To examine how Wall Street got to such a sorry state, the House Committee on Oversight and Reform will begin a two-day hearing at 10 a.m. ET. On Monday, the committee will examine the causes and effects of the Lehman Brothers bankruptcy, with former Lehman CEO Richard Fuld expected to testify.
"Lax oversight and reckless investments on Wall Street are causing massive disruption throughout our economy," said Waxman, in a prepared statement. "Our hearings will examine what went wrong and who should be held to account."
Last week, the Dow Jones industrial average plunged nearly 818 points, or 7.3%, marking its worst week in nearly two months. Despite the House finally passing a tweaked bailout bill Friday, investors continue to worry that the bill won't be enough to stem the global economic slowdown.

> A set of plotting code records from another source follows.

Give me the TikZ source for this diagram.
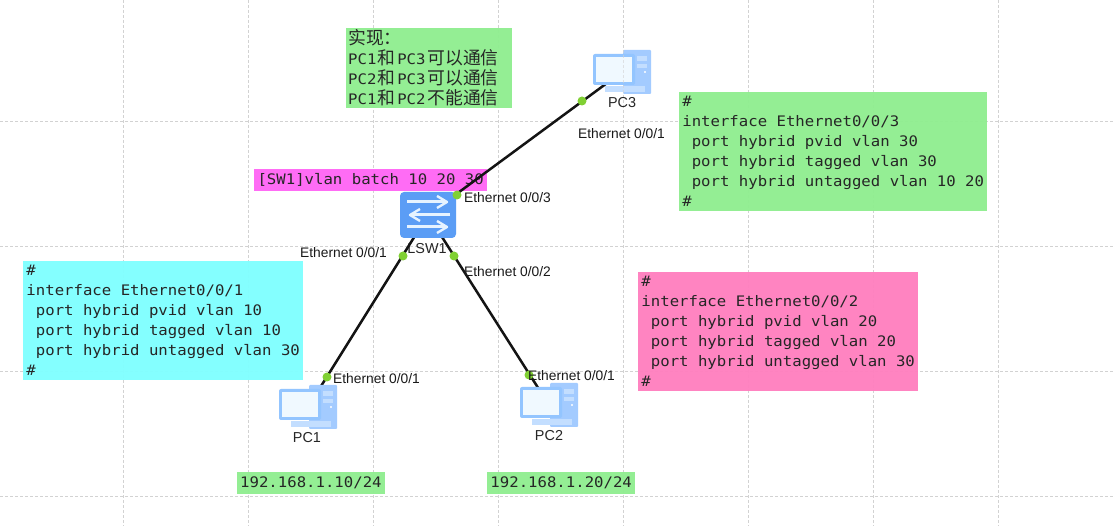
\documentclass[tikz,border=0pt]{standalone}
\usepackage{fontspec}
\setmainfont{Liberation Sans}
\newfontfamily\cfgmono[FakeStretch=1.08]{DejaVu Sans Mono}
\newfontfamily\cjk{Noto Sans CJK SC}
\newcommand{\zh}[1]{{\cjk\fontsize{17.8}{20}\selectfont #1}}
\definecolor{gridc}{HTML}{D2D2D2}
\definecolor{boxgreen}{HTML}{90EE90}
\definecolor{boxcyan}{HTML}{80FFFF}
\definecolor{boxpink}{HTML}{FF7FBF}
\definecolor{boxmag}{HTML}{FF66F5}
\definecolor{dotgreen}{HTML}{80D033}
\definecolor{swblue}{HTML}{5B9DF5}
\definecolor{swarrow}{HTML}{E6F3FF}
\definecolor{pcframe}{HTML}{93C5FF}
\definecolor{pcscreen}{HTML}{F0F9FF}
\definecolor{pctower}{HTML}{A3CBFF}
\definecolor{pcdetail}{HTML}{C3DEFF}
\tikzset{
  gridline/.style={gridc,dashed,line width=0.7pt,dash pattern=on 3pt off 2pt},
  cfgbox/.style={anchor=north west,inner xsep=3pt,inner ysep=0pt,align=left,text=black!85,
    font=\fontsize{14.5}{20}\cfgmono,fill opacity=0.96,text opacity=1},
  devbox/.style={minimum width=58pt,minimum height=44pt,inner sep=0pt,draw=none,fill=none},
  swbox/.style={minimum width=56pt,minimum height=46pt,inner sep=0pt,draw=none,fill=none},
  link/.style={line width=2.5pt,black!92},
  portdot/.style={circle,fill=dotgreen,minimum size=9pt,inner sep=0pt},
  portlabel/.style={font=\fontsize{13.8}{16}\selectfont,text=black!90,inner sep=0pt,anchor=west},
  devlabel/.style={font=\fontsize{14.4}{16}\selectfont,text=black!85,inner sep=0pt},
  pcicon/.pic={
    \fill[pctower,rounded corners=1pt] (30,0) rectangle (58,44);
    \fill[pcdetail] (44,6) rectangle (54,11);
    \fill[pcdetail] (44,14) rectangle (54,18);
    \fill[white] (52,22) circle (1.2pt);
    \fill[pcdetail] (12,36) rectangle (52,42);
    \fill[pcframe,rounded corners=2pt] (0,4) rectangle (42,35);
    \fill[pcscreen] (3,7) rectangle (39,32);
  },
  swicon/.pic={
    \fill[swblue,rounded corners=4pt] (0,0) rectangle (56,46);
    \draw[swarrow,line width=3pt] (7,10) -- (46,10);
    \draw[swarrow,line width=2.4pt,line join=round] (37,4) -- (47,10) -- (37,16);
    \draw[swarrow,line width=3pt] (50,23) -- (12,23);
    \draw[swarrow,line width=2.4pt,line join=round] (20,17) -- (10,23) -- (20,29);
    \draw[swarrow,line width=3pt] (7,35) -- (46,35);
    \draw[swarrow,line width=2.4pt,line join=round] (37,29) -- (47,35) -- (37,41);
  }
}
\begin{document}
\begin{tikzpicture}[x=1pt,y=-1pt]
\useasboundingbox (0,0) rectangle (1114,526);
\fill[white] (0,0) rectangle (1114,526);
% grid
\foreach \gx in {123,248,373,498,623,748,873,998}{\draw[gridline] (\gx,0) -- (\gx,526);}
\foreach \gy in {121,246,371,496}{\draw[gridline] (0,\gy) -- (1114,\gy);}
% text boxes
\node[cfgbox,fill=boxgreen,inner xsep=2pt,text width=162pt,minimum height=80pt] (goal) at (346,28)
 {\zh{实现：}\\
  PC1\hspace{1.5pt}\zh{和}\hspace{1.5pt}PC3\hspace{2pt}\zh{可以通信}\\
  PC2\hspace{1.5pt}\zh{和}\hspace{1.5pt}PC3\hspace{2pt}\zh{可以通信}\\
  PC1\hspace{1.5pt}\zh{和}\hspace{1.5pt}PC2\hspace{2pt}\zh{不能通信}};
\node[cfgbox,fill=boxgreen,minimum width=308pt,minimum height=119pt] (cfg3) at (679,92)
 {\#\\interface Ethernet0/0/3\\\ port hybrid pvid vlan 30\\\ port hybrid tagged vlan 30\\\ port hybrid untagged vlan 10 20\\\#};
\node[cfgbox,fill=boxcyan,minimum width=280pt,minimum height=119pt] (cfg1) at (23,261)
 {\#\\interface Ethernet0/0/1\\\ port hybrid pvid vlan 10\\\ port hybrid tagged vlan 10\\\ port hybrid untagged vlan 30\\\#};
\node[cfgbox,fill=boxpink,minimum width=280pt,minimum height=119pt] (cfg2) at (638,272)
 {\#\\interface Ethernet0/0/2\\\ port hybrid pvid vlan 20\\\ port hybrid tagged vlan 20\\\ port hybrid untagged vlan 30\\\#};
\node[cfgbox,fill=boxmag,minimum width=233pt,minimum height=22pt] (batch) at (254,169)
 {[SW1]vlan batch 10 20 30};
\node[cfgbox,fill=boxgreen,minimum width=147pt,minimum height=22pt] (ip1) at (237,472) {192.168.1.10/24};
\node[cfgbox,fill=boxgreen,minimum width=148pt,minimum height=22pt] (ip2) at (487,472) {192.168.1.20/24};
% devices (anchors for the links)
\node[swbox] (sw) at (428,215) {};
\node[devbox] (pc1) at (308,407) {};
\node[devbox] (pc2) at (549,405) {};
\node[devbox] (pc3) at (622,72) {};
% device labels
\node[devlabel] (swname) at (427,249) {LSW1};
\node[devlabel] (pc1name) at (307,438) {PC1};
\node[devlabel] (pc2name) at (549,436) {PC2};
\node[devlabel] (pc3name) at (622,103) {PC3};
% links
\draw[link] (sw.center) -- (pc1.center);
\draw[link] (sw.center) -- (pc2.center);
\draw[link] (sw.center) -- (pc3.center);
% icons
\pic at (400,192) {swicon};
\pic at (279,385) {pcicon};
\pic at (520,383) {pcicon};
\pic at (593,50) {pcicon};
\draw[gridline,opacity=0.6] (623,50) -- (623,94);
% port dots
\node[portdot] (d1) at (403,256) {};
\node[portdot] (d2) at (454,256) {};
\node[portdot] (d3) at (457,195) {};
\node[portdot] (d4) at (327,377) {};
\node[portdot] (d5) at (529,375) {};
\node[portdot] (d6) at (582,101) {};
% port labels
\node[portlabel] (p1) at (300,252.5) {Ethernet 0/0/1};
\node[portlabel] (p2) at (464,271.5) {Ethernet 0/0/2};
\node[portlabel] (p3) at (464,197.5) {Ethernet 0/0/3};
\node[portlabel] (p4) at (333,379) {Ethernet 0/0/1};
\node[portlabel] (p5) at (528,376) {Ethernet 0/0/1};
\node[portlabel] (p6) at (578,134) {Ethernet 0/0/1};
\end{tikzpicture}
\end{document}
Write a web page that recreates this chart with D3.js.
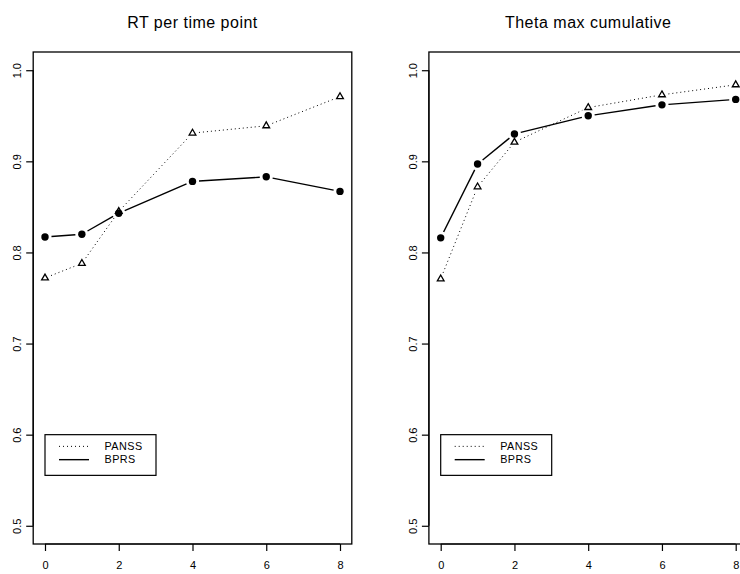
<!DOCTYPE html>
<html>
<head>
<meta charset="utf-8">
<script src="https://cdn.jsdelivr.net/npm/d3@7"></script>
<style>
  html, body { margin: 0; padding: 0; background: #fff; }
  svg { display: block; }
  text { font-family: "Liberation Sans", Arial, Helvetica, sans-serif; fill: #000; }
</style>
</head>
<body>
<svg id="chart" width="740" height="574"></svg>
<script>
// ---- data ----
const timePoints = [0, 1, 2, 4, 6, 8];
const xTicks = [0, 2, 4, 6, 8];
const yTicks = [0.5, 0.6, 0.7, 0.8, 0.9, 1.0];
const panelTitles = ["RT per time point", "Theta max cumulative"];
const seriesNames = ["PANSS", "BPRS"];
const rtPANSS = [0.772, 0.788, 0.845, 0.931, 0.939, 0.971];
const rtBPRS = [0.817, 0.820, 0.843, 0.878, 0.883, 0.867];
const thetaPANSS = [0.771, 0.872, 0.921, 0.959, 0.973, 0.984];
const thetaBPRS = [0.816, 0.897, 0.930, 0.950, 0.962, 0.968];

const panels = [
  { title: panelTitles[0], left: 33.2, right: 351.8, series: [rtPANSS, rtBPRS] },
  { title: panelTitles[1], left: 428.9, right: 747.5, series: [thetaPANSS, thetaBPRS] }
];
const plotTop = 52, plotBottom = 544;

const svg = d3.select("#chart");

// R pch=2 triangle geometry (centroid at point)
function triPath(cx, cy, s) {
  const r = 1.555 * s, xc = 1.3468 * s, yc = 0.7776 * s;
  return `M${cx},${cy - r}L${cx + xc},${cy + yc}L${cx - xc},${cy + yc}Z`;
}

panels.forEach(p => {
  const g = svg.append("g");
  const x = d3.scaleLinear().domain([-0.32, 8.32]).range([p.left, p.right]);
  const y = d3.scaleLinear().domain([0.48, 1.02]).range([plotBottom, plotTop]);

  // title
  g.append("text")
    .attr("x", (p.left + p.right) / 2)
    .attr("y", 28)
    .attr("text-anchor", "middle")
    .style("font-size", "16px")
    .style("letter-spacing", "0.5px")
    .text(p.title);

  // box
  g.append("rect")
    .attr("x", p.left).attr("y", plotTop)
    .attr("width", p.right - p.left).attr("height", plotBottom - plotTop)
    .attr("fill", "none").attr("stroke", "#000").attr("stroke-width", 1.3);

  // x axis
  const xAx = g.append("g").attr("transform", `translate(0,${plotBottom})`)
    .call(d3.axisBottom(x).tickValues(xTicks).tickSize(7).tickSizeOuter(0).tickPadding(10).tickFormat(d3.format("d")));
  xAx.select(".domain").remove();
  xAx.selectAll(".tick line").attr("stroke", "#000").attr("stroke-width", 1.2);
  xAx.selectAll(".tick text").style("font-size", "11px").attr("dy", "0.75em")
    .style("font-family", '"Liberation Sans", Arial, sans-serif');
  g.append("line")
    .attr("x1", x(xTicks[0])).attr("x2", x(xTicks[xTicks.length - 1]))
    .attr("y1", plotBottom).attr("y2", plotBottom)
    .attr("stroke", "#000").attr("stroke-width", 1.2);

  // y axis
  const yAx = g.append("g").attr("transform", `translate(${p.left},0)`)
    .call(d3.axisLeft(y).tickValues(yTicks).tickSize(7).tickSizeOuter(0).tickFormat(d3.format(".1f")));
  yAx.select(".domain").remove();
  yAx.selectAll(".tick line").attr("stroke", "#000").attr("stroke-width", 1.2);
  yAx.selectAll(".tick text")
    .attr("x", null).attr("dy", null)
    .attr("transform", "translate(-12,0) rotate(-90)")
    .attr("text-anchor", "middle")
    .attr("y", 0)
    .style("font-size", "11px")
    .style("font-family", '"Liberation Sans", Arial, sans-serif');
  g.append("line")
    .attr("x1", p.left).attr("x2", p.left)
    .attr("y1", y(yTicks[0])).attr("y2", y(yTicks[yTicks.length - 1]))
    .attr("stroke", "#000").attr("stroke-width", 1.2);

  // series: type "b" (lines with gaps around points)
  const gap = 6.5;
  p.series.forEach((vals, si) => {
    const pts = timePoints.map((t, i) => [x(t), y(vals[i])]);
    for (let i = 0; i < pts.length - 1; i++) {
      const [x0, y0] = pts[i], [x1, y1] = pts[i + 1];
      const dx = x1 - x0, dy = y1 - y0, len = Math.hypot(dx, dy);
      if (len <= 2 * gap) continue;
      const ux = dx / len, uy = dy / len;
      g.append("line")
        .attr("x1", x0 + ux * gap).attr("y1", y0 + uy * gap)
        .attr("x2", x1 - ux * gap).attr("y2", y1 - uy * gap)
        .attr("stroke", "#000")
        .attr("stroke-width", si === 0 ? 1 : 1.4)
        .attr("stroke-dasharray", si === 0 ? "1,3" : null);
    }
    if (si === 0) {
      g.selectAll(null).data(pts).enter().append("path")
        .attr("d", d => triPath(d[0], d[1], 2.5))
        .attr("fill", "none").attr("stroke", "#000").attr("stroke-width", 1.3);
    } else {
      g.selectAll(null).data(pts).enter().append("circle")
        .attr("cx", d => d[0]).attr("cy", d => d[1]).attr("r", 3.7)
        .attr("fill", "#000");
    }
  });

  // legend at (x=0, y=0.6)
  const lx = x(0), ly = y(0.6);
  const lg = g.append("g");
  lg.append("rect")
    .attr("x", lx).attr("y", ly).attr("width", 111).attr("height", 40.7)
    .attr("fill", "#fff").attr("stroke", "#000").attr("stroke-width", 1.2);
  seriesNames.forEach((name, i) => {
    const yy = ly + 11.7 + i * 13.3;
    lg.append("line")
      .attr("x1", lx + 14).attr("x2", lx + 44)
      .attr("y1", yy).attr("y2", yy)
      .attr("stroke", "#000")
      .attr("stroke-width", i === 0 ? 1 : 1.4)
      .attr("stroke-dasharray", i === 0 ? "1,3" : null);
    lg.append("text")
      .attr("x", lx + 59.5).attr("y", yy + 3.8)
      .style("font-size", "10.8px")
      .style("letter-spacing", "0.45px")
      .text(name);
  });
});
</script>
</body>
</html>
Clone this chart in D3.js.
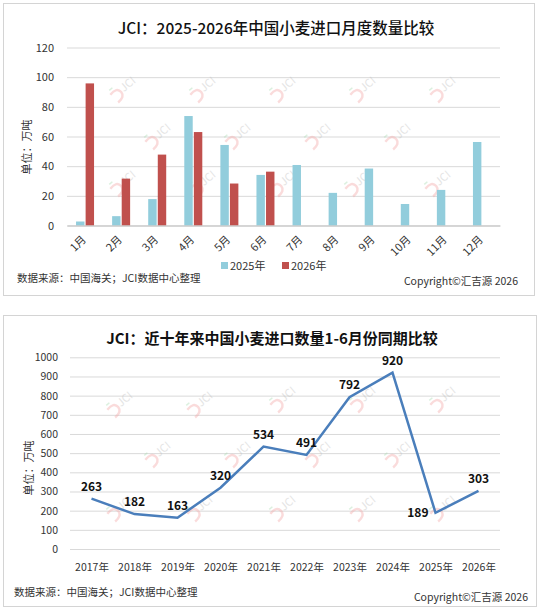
<!DOCTYPE html>
<html>
<head>
<meta charset="utf-8">
<script src="https://cdn.jsdelivr.net/npm/d3@7"></script>
<style>
  body { margin: 0; background: #fff; }
  svg text { font-family: "Noto Sans CJK SC", "Noto Sans", sans-serif; }
</style>
</head>
<body>
<div id="chart"></div>
<script>
// ---- data ----
const months = ["1月", "2月", "3月", "4月", "5月", "6月", "7月", "8月", "9月", "10月", "11月", "12月"];
const seriesNames = ["2025年", "2026年"];
const values2025 = [2.7, 6.3, 17.8, 73.8, 54.3, 34.1, 40.8, 22, 38.4, 14.5, 24, 56.3];
const values2026 = [95.8, 31.6, 47.8, 63, 28.3, 36.3];
const monthTicks = [0, 20, 40, 60, 80, 100, 120];

const years = ["2017年", "2018年", "2019年", "2020年", "2021年", "2022年", "2023年", "2024年", "2025年", "2026年"];
const h1Values = [263, 182, 163, 320, 534, 491, 792, 920, 189, 303];
const yearTicks = [0, 100, 200, 300, 400, 500, 600, 700, 800, 900, 1000];

const titleTop = "JCI：2025-2026年中国小麦进口月度数量比较";
const titleBottom = "JCI：近十年来中国小麦进口数量1-6月份同期比较";
const unitLabel = "单位：万吨";
const sourceText = "数据来源：中国海关；JCI数据中心整理";
const copyrightText = "Copyright©汇吉源 2026";

const colors = { "2025年": "#92CDDC", "2026年": "#C0504D" };
const lineColor = "#4A7EBB";
const gridColor = "#d9d9d9";
const textColor = "#333";
const fontFam = "'Noto Sans CJK SC', 'Noto Sans', sans-serif";

const svg = d3.select("#chart").append("svg")
    .attr("width", 540)
    .attr("height", 610);

// panel frames
svg.append("rect").attr("x", 3.5).attr("y", 3.5).attr("width", 531).attr("height", 292)
    .attr("fill", "#fff").attr("stroke", "#d4d4d4");
svg.append("rect").attr("x", 3.5).attr("y", 315.5).attr("width", 533).attr("height", 291)
    .attr("fill", "#fff").attr("stroke", "#d4d4d4");

// watermark logo
function watermark(g, cx, cy) {
    const w = g.append("g")
        .attr("transform", `translate(${cx},${cy}) rotate(-40)`)
        .attr("opacity", 0.4);
    w.append("path")
        .attr("d", "M-14,-3 Q-4,-5 -4,2 Q-4,8 -13,8")
        .attr("fill", "none")
        .attr("stroke", "#f4a6a6")
        .attr("stroke-width", 2.4);
    w.append("line")
        .attr("x1", -12).attr("y1", -7).attr("x2", -8).attr("y2", -7)
        .attr("stroke", "#a8dcb0").attr("stroke-width", 1.5);
    w.append("text")
        .attr("x", -2).attr("y", 4)
        .attr("font-size", 11)
        .attr("fill", "#bdbdbd")
        .text("JCI");
}

// ================= top chart =================
const topG = svg.append("g");

const xM = d3.scaleBand().domain(months).range([67, 500]);
const yM = d3.scaleLinear().domain([0, 120]).range([225.5, 47.5]);
const xS = d3.scaleBand().domain(seriesNames)
    .range([xM.bandwidth() / 2 - 9, xM.bandwidth() / 2 + 9])
    .paddingInner(0.12);

topG.append("text")
    .attr("x", 276).attr("y", 29)
    .attr("dy", "0.35em")
    .attr("text-anchor", "middle")
    .attr("font-size", 15.5)
    .attr("font-weight", 500)
    .attr("fill", "#111")
    .text(titleTop);

// grid + y axis
topG.append("g")
    .attr("transform", "translate(67,0)")
    .call(d3.axisLeft(yM).tickValues(monthTicks).tickSize(-433).tickPadding(13))
    .call(g => g.select(".domain").remove())
    .call(g => g.selectAll(".tick line").attr("stroke", gridColor))
    .call(g => g.selectAll(".tick text").attr("font-size", 11).attr("fill", textColor)
        .attr("font-family", fontFam));

// watermarks behind bars
[[123, 88], [203, 88], [283, 88], [363, 88], [443, 88],
 [158, 135], [238, 135], [318, 135], [398, 135],
 [123, 182], [203, 182], [283, 182], [358, 182], [438, 182]]
    .forEach(p => watermark(topG, p[0], p[1]));

const monthRows = months.map((m, i) => ({
    month: m,
    vals: [
        { s: "2025年", v: values2025[i] },
        { s: "2026年", v: values2026[i] }
    ].filter(d => d.v !== undefined)
}));

topG.append("g")
    .selectAll("g")
    .data(monthRows)
    .join("g")
    .attr("transform", d => `translate(${xM(d.month)},0)`)
    .selectAll("rect")
    .data(d => d.vals)
    .join("rect")
    .attr("x", d => xS(d.s))
    .attr("width", xS.bandwidth())
    .attr("y", d => yM(d.v))
    .attr("height", d => yM(0) - yM(d.v))
    .attr("fill", d => colors[d.s]);

// x axis
topG.append("g")
    .attr("transform", `translate(0,${yM(0)})`)
    .call(d3.axisBottom(xM).tickSize(0).tickPadding(0))
    .call(g => g.select(".domain").attr("stroke", "#bfbfbf"))
    .call(g => g.selectAll(".tick text")
        .attr("font-size", 11)
        .attr("fill", textColor)
        .attr("font-family", fontFam)
        .attr("text-anchor", "end")
        .attr("dy", "0.35em")
        .attr("transform", "translate(-1,12) rotate(-45)"));

topG.append("text")
    .attr("transform", "translate(27,147) rotate(-90)")
    .attr("text-anchor", "middle")
    .attr("dy", "0.35em")
    .attr("font-size", 11)
    .attr("fill", textColor)
    .text(unitLabel);

// legend
const legend = topG.append("g")
    .selectAll("g")
    .data(seriesNames)
    .join("g")
    .attr("transform", (d, i) => `translate(${221 + i * 61},266)`);
legend.append("rect")
    .attr("x", 0).attr("y", -4)
    .attr("width", 7).attr("height", 7)
    .attr("fill", d => colors[d]);
legend.append("text")
    .attr("x", 9).attr("dy", "0.35em")
    .attr("font-size", 11)
    .attr("fill", textColor)
    .text(d => d);

topG.append("text")
    .attr("x", 17).attr("y", 278).attr("dy", "0.35em")
    .attr("font-size", 10.5).attr("fill", textColor)
    .text(sourceText);
topG.append("text")
    .attr("x", 518).attr("y", 281).attr("dy", "0.35em")
    .attr("text-anchor", "end")
    .attr("font-size", 10.5).attr("fill", textColor)
    .text(copyrightText);

// ================= bottom chart =================
const botG = svg.append("g");

const xY = d3.scalePoint().domain(years).range([91.5, 478.5]);
const yY = d3.scaleLinear().domain([0, 1000]).range([549, 357.3]);

botG.append("text")
    .attr("x", 272).attr("y", 339)
    .attr("dy", "0.35em")
    .attr("text-anchor", "middle")
    .attr("font-size", 15)
    .attr("font-weight", "bold")
    .attr("fill", "#111")
    .text(titleBottom);

botG.append("g")
    .attr("transform", "translate(70,0)")
    .call(d3.axisLeft(yY).tickValues(yearTicks).tickFormat(d3.format("d")).tickSize(-430).tickPadding(12))
    .call(g => g.select(".domain").remove())
    .call(g => g.selectAll(".tick line").attr("stroke", gridColor))
    .call(g => g.selectAll(".tick text").attr("font-size", 10.5).attr("fill", textColor)
        .attr("font-family", fontFam));

[[120, 403], [200, 403], [283, 398], [363, 398], [443, 398],
 [158, 453], [238, 453], [318, 453], [398, 453],
 [120, 507], [200, 507], [283, 507], [363, 507], [443, 507]]
    .forEach(p => watermark(botG, p[0], p[1]));

botG.append("g")
    .attr("transform", `translate(0,${yY(0)})`)
    .call(d3.axisBottom(xY).tickSize(0).tickPadding(15))
    .call(g => g.select(".domain").remove())
    .call(g => g.selectAll(".tick text").attr("font-size", 10.5).attr("fill", textColor)
        .attr("font-family", fontFam));

const points = years.map((y, i) => ({ year: y, v: h1Values[i] }));

botG.append("path")
    .datum(points)
    .attr("fill", "none")
    .attr("stroke", lineColor)
    .attr("stroke-width", 2.5)
    .attr("stroke-linejoin", "miter")
    .attr("d", d3.line().x(d => xY(d.year)).y(d => yY(d.v)));

// point labels: above, except the dip in 2025 which sits to the left
botG.append("g")
    .selectAll("text")
    .data(points)
    .join("text")
    .attr("x", d => d.year === "2025年" ? xY(d.year) - 7 : xY(d.year))
    .attr("y", d => d.year === "2025年" ? yY(d.v) : yY(d.v) - 12)
    .attr("dy", "0.35em")
    .attr("text-anchor", d => d.year === "2025年" ? "end" : "middle")
    .attr("font-size", 12)
    .attr("font-weight", "bold")
    .attr("fill", "#111")
    .text(d => d.v);

botG.append("text")
    .attr("transform", "translate(29,468) rotate(-90)")
    .attr("text-anchor", "middle")
    .attr("dy", "0.35em")
    .attr("font-size", 11)
    .attr("fill", textColor)
    .text(unitLabel);

botG.append("text")
    .attr("x", 14).attr("y", 592).attr("dy", "0.35em")
    .attr("font-size", 10.5).attr("fill", textColor)
    .text(sourceText);
botG.append("text")
    .attr("x", 528).attr("y", 597).attr("dy", "0.35em")
    .attr("text-anchor", "end")
    .attr("font-size", 10.5).attr("fill", textColor)
    .text(copyrightText);
</script>
</body>
</html>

Credit crunch: Adding to the dour mood on Wall Street, credit markets have remained frozen, with the 3-month Libor - the rate banks charge each other to borrow for three months - rising to an eight-month high on Friday, according to Bloomberg.
Other markets are also taking a beating. Crude prices fell below $90 a barrel for the first time since February in early trading Monday. And the U.S. dollar tumbled against the yen, although the greenback managed to make modest gains versus the euro and the British pound.
Over the weekend, Germany guaranteed all private bank accounts and helped work out a $69 billion bailout deal for Hypo Real Estate AG. Furthermore, French banking giant BNP Paribas said it would take a 75% stake in the remaining operations of troubled Belgian bank Fortis NV.
European Union finance ministers were slated to meet Monday and Tuesday to discuss ways to boost the battered banking system. Italian Prime Minister Silvio Berlusconi is pushing is bailout similar to the one signed by President Bush on Friday.
In the United States, the Federal Open Market Committee may lower the federal funds rate, currently at 2%, to fire up the economy. But Cardillo of Avalon said that wouldn't have much impact.
"Lowering short term rates is not going to be the answer," said Cardillo. "If they did that, they might cause the market to have a positive reaction, but the situation doesn't really change."